Rencontre avec Katell Quillévéré au Festival du film de Sarlat 2013.
Philippe Lefait
Le géant égoïste – Clio Bernard (Grande-Bretagne-1h31)
Gamins à la ferraille
13 ans et déjà largué.
Arbor, fils de paumés sociaux des quartiers sacrifiés de Bradford (Nord de l’Angleterre) déborde d’énergie, trop. Il doit prendre ses cachets le matin pour calmer ses colères chroniques qu’il dirige aussi contre lui-même. L’enragé précoce a un copain, à la vie à la mort, Swifty. Tous deux ont été virés du collège: « inadaptés au système classique« , ça ne leur manquera pas, en effet ils sont pas fans de la chose scolaire… Dans leur errance, ils croisent Kitten, ferrailleur pas trop regardant sur l’origine de ce qu’il revend, un ferrailleur quoi. Nouveau père, il prend les deux gamins sous son aile, il imagine surtout que son commerce en tirera bénéfice. Car ils se révèlent durs à la tâche, rapportant toujours plus. Kitten a aussi un trotteur qu’il engage dans de folles courses clandestines sur autoroute! (voir l’extrait). Et Swiffty se révèle être un driver talentueux. Mais le job c’est la ferraille, faut la trouver, la chaparder de plus en plus souvent. A prendre tant de risques, c’est la catastrophe qui guette.
Thatcher fait du cinéma
Le film social est l’une des fortes fibres de l’excellent cinéma britannique. Depuis presque cinq décennies, Ken Loach a montré l’exemple. On pense aussi à d’autres, Tim Roth pourThe War Zone (le film entier en VO sans sous-titres) en 2000 ou à Lynne Ramsay et son terrible Ratcatcher en 1999. Il y en a eu bien d’autres (*), bienvenue dans ce monde brutal à Clio Barnard qui avec son Géant égoïste signe un premier long-métrage impressionnant. Sur un sujet proche, elle avait réalisé un documentaire remarqué, pas étonnant que son film soit d’un réalisme qui prend aux tripes. Pourtant elle n’en rajoute pas, pas besoin d’en rajouter, ces deux gamins en disent assez sur la déstructuration du tissu social d’une Angleterre des gens de peu qui continuent à payer les méthodes d’un thatcherisme impitoyable. Son talent de cinéaste rendrait presque beau et poétiques ces paysages de délabrement, mais pas de misérabilisme, le regard est presque froid, en tout cas il est glaçant. Et si le ton est souvent à une forme de comédie triste, le rire est jaune ou plutôt gris.
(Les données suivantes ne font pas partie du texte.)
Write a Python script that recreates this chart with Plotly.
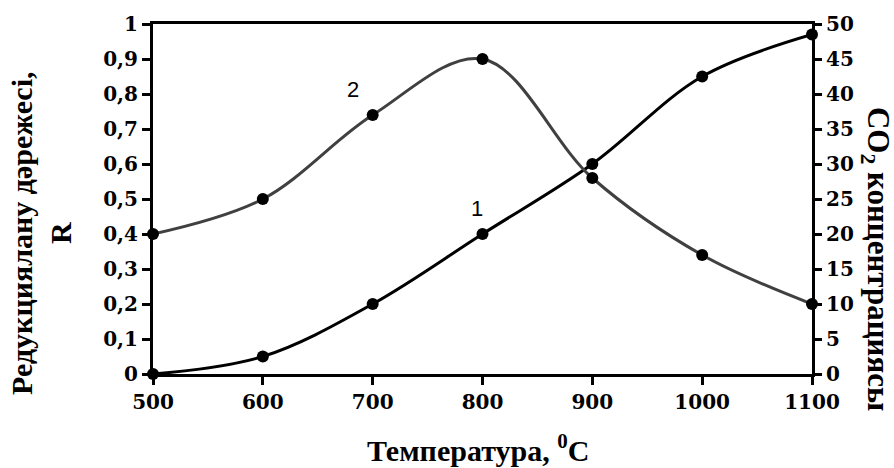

Plus que l’histoire qu’elle raconte dans une mise en scène brillante et sans esbroufe, ce sont les personnages qui intéressent par dessus tout Clio Bernard. Elle les suit au plus près et sa caméra ne cille pas. Pour les deux rôles principaux, elle voulait deux kids « sans expérience, ni formation« . Sous sa direction qu’on imagine tendre mais ferme, ils font des prodiges. Les adultes sont interprétés par des professionnels, et comme c’est la règle pour les acteurs britanniques, ils sont plus vrais que nature.
(*) Peter Mullan, Paul Greengrass (le conflit irlandais), Shane Meadows, Alan Clarke (à part), Peter Cattaneo (Full Monty), Mike Leigh (plus lourd), last but ont least, Stanley Kubrick dont on ne peut ignorer la dimension sociale de 0range mécanique.